Wednesday, 13 April 2016

5-4-3-2-1: Sophia Bennett

As a huge fan of Sophia Bennett's, I'm super-excited to celebrate the publication this month of her brilliant Love Song (Chicken House) by having her take part in 5-4-3-2-1!


FIVE relationships I love reading about

•    Anne Elliot and Captain Wentworth in Persuasion. She’s famous for rejecting him. He’s snooty about her ‘lost bloom’. But the letter of abject adoration he writes her, when she’s watching him and assuming he’s writing to someone else, makes me shiver every time I read it. (Did I go on to marry an ex-naval officer? Oh yeah, I did.)
•    Lord Peter Wimsey and Harriet Vane, from Strong Poison. Clever Lord Peter, with his ‘long face’ and ‘sensitive hands’ and occasional PTSD from the trenches in the First World War, is my crush, and has been since I was at school. He falls in love with equally clever Harriet from the moment he sees her in the dock, accused of her lover’s murder. She is doomed to hang unless he can save her. I just love how complicate their affair is, even though they both love each other hopelessly. And Harriet is a successful lady detective novelist. Who could successful-lady-detective-novelist Dorothy Sayers could possibly have based her on?
•    Bertie Wooster and Jeeves. My favourite bits are the quotes that Bertie starts off and Jeeves finishes for him, and the underlying niggles about Bertie’s wardrobe from the ultra-conservative Jeeves. When he (inevitably) saves the day, Bertie has to say goodbye to his soft-fronted evening shirts, or his natty new hat. Jeeves is such a slave driver.
•    Bernadette and Bee in Where’d You Go Bernadette, by Maria Semple. Bernadette is a genius architect, missing from her home in Seattle, and Bee is her 15-year old daughter, trying to find her. There’s a moment before Bernadette disappears where she and Bee sit in the car together, listening to a whole Beatles album, track by track. It’s how mothers and daughters should be. I love the bond they have.
•    Eleanor and Park. Her hair, her decorated wrists, her refusal to be beaten by the world that seems to be against her. His inner strength, his persistence, his all-out love for her. That ending. Rainbow Rowell is a master and that is all.


FOUR authors I’d want with me if I was stranded on a desert island

•    Andy Weir, who wrote The Martian. a) It’s one of the best books I’ve EVER READ. EVER. Totally thrilling from first page to last, and funny too. b) Matt Damon starred in the film, so we could talk about Matt Damon. Quite a lot. c) It’s a very well-researched, up to date book about extreme survival in difficult circumstances.
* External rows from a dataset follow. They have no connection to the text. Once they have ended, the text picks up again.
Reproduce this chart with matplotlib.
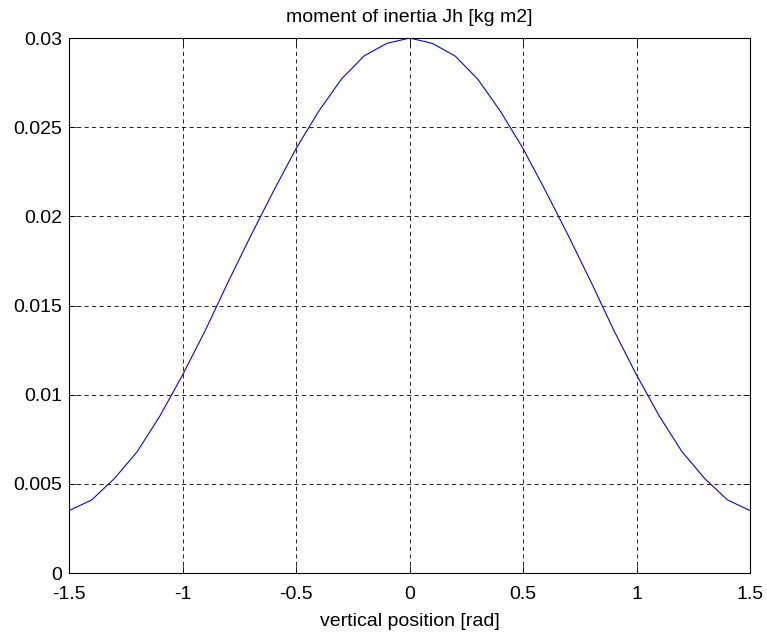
import matplotlib
matplotlib.use("Agg")
import matplotlib.pyplot as plt

x = [-1.5, -1.4, -1.3, -1.2, -1.1, -1.0, -0.9, -0.8, -0.7, -0.6, -0.5, -0.4, -0.3, -0.2, -0.1,
     0.0, 0.1, 0.2, 0.3, 0.4, 0.5, 0.6, 0.7, 0.8, 0.9, 1.0, 1.1, 1.2, 1.3, 1.4, 1.5]
half = [0.0035, 0.0041, 0.0053, 0.0068, 0.0088, 0.0111, 0.0136, 0.0163, 0.0189, 0.0214,
        0.0238, 0.0259, 0.0277, 0.0290, 0.0297]
jh = half + [0.0300] + half[::-1]

xticks = [-1.5, -1, -0.5, 0, 0.5, 1, 1.5]
xticklabels = ["-1.5", "-1", "-0.5", "0", "0.5", "1", "1.5"]
yticks = [0, 0.005, 0.01, 0.015, 0.02, 0.025, 0.03]
yticklabels = ["0", "0.005", "0.01", "0.015", "0.02", "0.025", "0.03"]

plt.rcParams['font.family'] = ['Liberation Sans', 'DejaVu Sans']
fig = plt.figure(figsize=(7.67, 6.35), dpi=100)
ax = fig.add_axes([0.090, 0.0976, 0.888, 0.8425])
ax.plot(x, jh, color='#0000ff', lw=0.8)
ax.set_xlim(-1.5, 1.5)
ax.set_ylim(0, 0.03)
ax.set_xticks(xticks)
ax.set_xticklabels(xticklabels)
ax.set_yticks(yticks)
ax.set_yticklabels(yticklabels)
ax.grid(True, color='black', linestyle=(0, (5, 4)), linewidth=0.6)
ax.tick_params(direction='in', top=True, right=True, labelsize=14, length=5, width=0.6)
ax.tick_params(axis='x', pad=9)
ax.tick_params(axis='y', pad=5)
for s in ax.spines.values():
    s.set_linewidth(0.8)
ax.set_title("moment of inertia Jh [kg m2]", fontsize=14, pad=11.5)
ax.set_xlabel("vertical position [rad]", fontsize=14, labelpad=7.5)
fig.savefig("out.png", dpi=100)
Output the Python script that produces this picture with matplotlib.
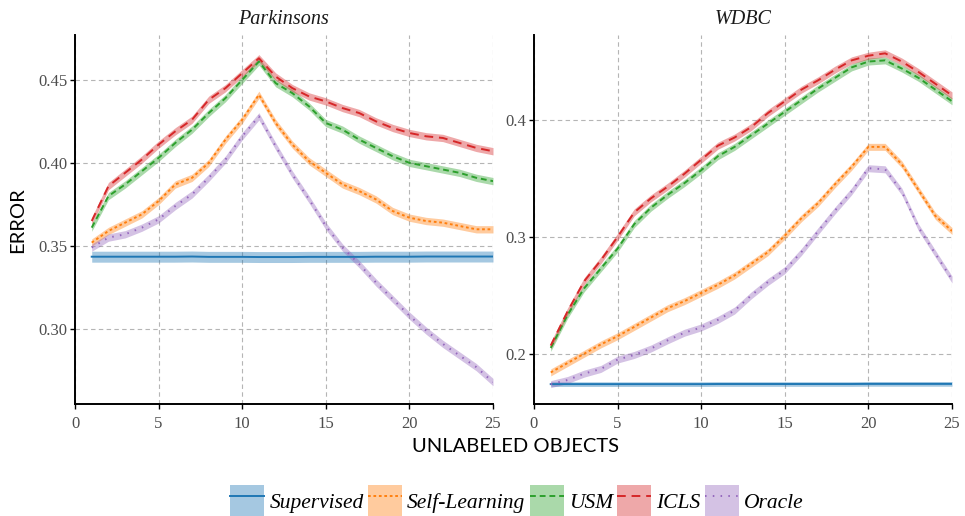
import matplotlib
matplotlib.use('Agg')
import matplotlib.pyplot as plt
import matplotlib.ticker as mticker
from matplotlib.lines import Line2D
from matplotlib.patches import Patch

# ── Data ──────────────────────────────────────────────────────────────────────
unlabeled = list(range(1, 26))

park_supervised = [0.3435, 0.3435, 0.3435, 0.3435, 0.3435, 0.3435, 0.3436, 0.3434, 0.3434, 0.3434,
                   0.3433, 0.3433, 0.3433, 0.3434, 0.3434, 0.3434, 0.3434, 0.3435, 0.3435, 0.3435,
                   0.3436, 0.3436, 0.3436, 0.3436, 0.3436]
park_self = [0.352, 0.359, 0.364, 0.369, 0.377, 0.387, 0.391, 0.400, 0.414, 0.426,
             0.441, 0.424, 0.411, 0.401, 0.394, 0.387, 0.383, 0.378, 0.371, 0.367,
             0.365, 0.364, 0.362, 0.360, 0.360]
park_usm = [0.361, 0.380, 0.387, 0.395, 0.403, 0.412, 0.420, 0.430, 0.439, 0.450,
            0.461, 0.448, 0.442, 0.434, 0.424, 0.420, 0.414, 0.409, 0.404, 0.400,
            0.398, 0.396, 0.394, 0.391, 0.389]
park_icls = [0.365, 0.386, 0.394, 0.402, 0.411, 0.419, 0.426, 0.438, 0.445, 0.454,
             0.463, 0.452, 0.445, 0.440, 0.437, 0.433, 0.430, 0.425, 0.421, 0.418,
             0.416, 0.415, 0.412, 0.409, 0.407]
park_oracle = [0.349, 0.355, 0.357, 0.361, 0.366, 0.374, 0.381, 0.391, 0.402, 0.416,
               0.428, 0.410, 0.393, 0.378, 0.362, 0.349, 0.339, 0.328, 0.318, 0.308,
               0.299, 0.291, 0.284, 0.277, 0.268]
park_band = [0.0033, 0.0022, 0.0022, 0.0022, 0.0022]

wdbc_supervised = [0.1740, 0.1740, 0.1740, 0.1740, 0.1740, 0.1740, 0.1740, 0.1740, 0.1740, 0.1740,
                   0.1741, 0.1741, 0.1741, 0.1741, 0.1741, 0.1741, 0.1741, 0.1741, 0.1741, 0.1742,
                   0.1742, 0.1742, 0.1742, 0.1742, 0.1742]
wdbc_self = [0.184, 0.192, 0.200, 0.208, 0.215, 0.223, 0.231, 0.239, 0.245, 0.252,
             0.259, 0.267, 0.277, 0.287, 0.301, 0.316, 0.329, 0.345, 0.360, 0.377,
             0.377, 0.362, 0.340, 0.318, 0.305]
wdbc_usm = [0.205, 0.233, 0.256, 0.273, 0.290, 0.311, 0.325, 0.336, 0.346, 0.357,
            0.369, 0.377, 0.387, 0.397, 0.407, 0.417, 0.427, 0.436, 0.445, 0.450,
            0.451, 0.444, 0.436, 0.426, 0.416]
wdbc_icls = [0.207, 0.236, 0.262, 0.280, 0.300, 0.321, 0.333, 0.343, 0.354, 0.366,
             0.378, 0.385, 0.394, 0.406, 0.416, 0.426, 0.434, 0.443, 0.451, 0.455,
             0.457, 0.450, 0.441, 0.431, 0.421]
wdbc_oracle = [0.174, 0.1775, 0.183, 0.187, 0.195, 0.199, 0.2045, 0.2115, 0.218, 0.2225,
               0.229, 0.237, 0.250, 0.2615, 0.2715, 0.2872, 0.305, 0.3225, 0.339, 0.3587,
               0.3578, 0.3387, 0.308, 0.2857, 0.2635]
wdbc_band = [0.002, 0.003, 0.003, 0.003, 0.003]

methods = ['Supervised', 'Self-Learning', 'USM', 'ICLS', 'Oracle']
x_ticks = [0, 5, 10, 15, 20, 25]
park_yticks = [0.30, 0.35, 0.40, 0.45]
wdbc_yticks = [0.2, 0.3, 0.4]

# ── Style ─────────────────────────────────────────────────────────────────────
COLORS = ['#1f77b4', '#ff7f0e', '#2ca02c', '#d62728', '#9467bd']
STYLES = ['-', (0, (1.4, 1.4)), (0, (3.0, 2.0)), (0, (4.5, 3.0)), (0, (0.8, 3.2))]
SERIF = 'Liberation Serif'
SANS = 'Lato'
TICK_COLOR = '#4d4d4d'
GRID_COLOR = '#b5b5b5'

fig = plt.figure(figsize=(9.65, 5.16), dpi=100)

panels = [
    ('Parkinsons', [park_supervised, park_self, park_usm, park_icls, park_oracle], park_band,
     (0.2548, 0.477), park_yticks, '%.2f', 75),
    ('WDBC', [wdbc_supervised, wdbc_self, wdbc_usm, wdbc_icls, wdbc_oracle], wdbc_band,
     (0.157, 0.4727), wdbc_yticks, '%.1f', 534),
]

for title, series, band, ylim, yticks, fmt, left_px in panels:
    ax = fig.add_axes([left_px / 965, 1 - 404 / 516, 418 / 965, 369 / 516])
    for vals, half, color, ls in zip(series, band, COLORS, STYLES):
        lo = [v - half for v in vals]
        hi = [v + half for v in vals]
        ax.fill_between(unlabeled, lo, hi, color=color, alpha=0.4, linewidth=0, zorder=2)
        ax.plot(unlabeled, vals, color=color, linestyle=ls, linewidth=1.4, zorder=3)

    ax.set_xlim(0, 25)
    ax.set_ylim(*ylim)
    ax.set_xticks(x_ticks)
    ax.set_yticks(yticks)
    ax.yaxis.set_major_formatter(mticker.FormatStrFormatter(fmt))
    ax.grid(True, color=GRID_COLOR, linewidth=0.8, linestyle=(0, (4, 3)), zorder=0)
    ax.set_axisbelow(True)

    for side in ('top', 'right'):
        ax.spines[side].set_visible(False)
    for side in ('left', 'bottom'):
        ax.spines[side].set_linewidth(1.4)
        ax.spines[side].set_color('black')

    ax.tick_params(axis='both', length=3.5, width=1, color='black', labelcolor=TICK_COLOR,
                   labelsize=12, pad=2)
    ax.tick_params(axis='x', pad=5)
    for lab in ax.get_xticklabels() + ax.get_yticklabels():
        lab.set_fontfamily(SERIF)
    ax.set_title(title, fontfamily=SERIF, fontstyle='italic', fontsize=14.5, pad=8,
                 color='#1a1a1a')

fig.text(18 / 965, 1 - 220 / 516, 'ERROR', rotation=90, ha='center', va='center',
         fontfamily=SANS, fontsize=14.5, color='black')
fig.text(516 / 965, 1 - 446 / 516, 'UNLABELED OBJECTS', ha='center', va='center',
         fontfamily=SANS, fontsize=14.5, color='black')

# ── Legend ────────────────────────────────────────────────────────────────────
handles = []
for color, ls in zip(COLORS, STYLES):
    patch = Patch(facecolor=color, alpha=0.4, edgecolor='none')
    line = Line2D([0], [0], color=color, linestyle=ls, linewidth=1.4)
    handles.append((patch, line))

leg = fig.legend(handles, methods, loc='center', bbox_to_anchor=(517 / 965, 1 - 501 / 516),
                 ncol=5, frameon=False, handlelength=1.58, handleheight=1.95,
                 handletextpad=0.23, columnspacing=0.21, borderpad=0,
                 prop={'family': SERIF, 'style': 'italic', 'size': 15.5})

fig.savefig('out.png', dpi=100)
We’d be totally fine.
•    Matt Damon. He co-wrote Good Will Hunting with Ben Affleck and won an Oscar for the screenplay. That counts as being an author, right?
•    Boccaccio and Chaucer. I’m cheating by having them together as a couple. Also by bringing them back to life. They’re both the BEST storytellers, with an endless fund of silly, rude, funny tales to tell. They’d be perfect around the campfire. (Built by Andy, obvs. See above.)
•    JK Rowling. I know – she’s on everyone’s desert island. She probably lives there by now, has her own beach house and everything. She rocks. She owns Twitter. She invented Hermione Granger. She has a good sense of humour. We can admire Matt Damon together.


THREE items of swag I’d love to see made for my books

Totally into the swag. I was starting to think about the swag even while I was writing Threads (although funnily enough, I never thought about foreign translations, which is what actually happened).

•    Pencil cases with Crow’s dancing girls on them from Threads
•    Converse as customised by Nonie, with French swearwords, doodles and cartoon Kapow!s
•    T-shirts saying ‘Love Is What Hearts Are For’ from Love Song. Hmmmmm: now I’ve said that I really want those.


TWO places I love to read

•    The wide, sun-filled windowsill of a rambling country house
•    The plane to New York

(Makes it sound like I do these all the time. I hardly ever do either – but when I do, oh boy.)


ONE song that sums up the last novel I wrote perfectly

•    ‘I’m not in love’ by 10CC. Yeah, right. Just listen to the plaintive, whistful melody, guys. You so are.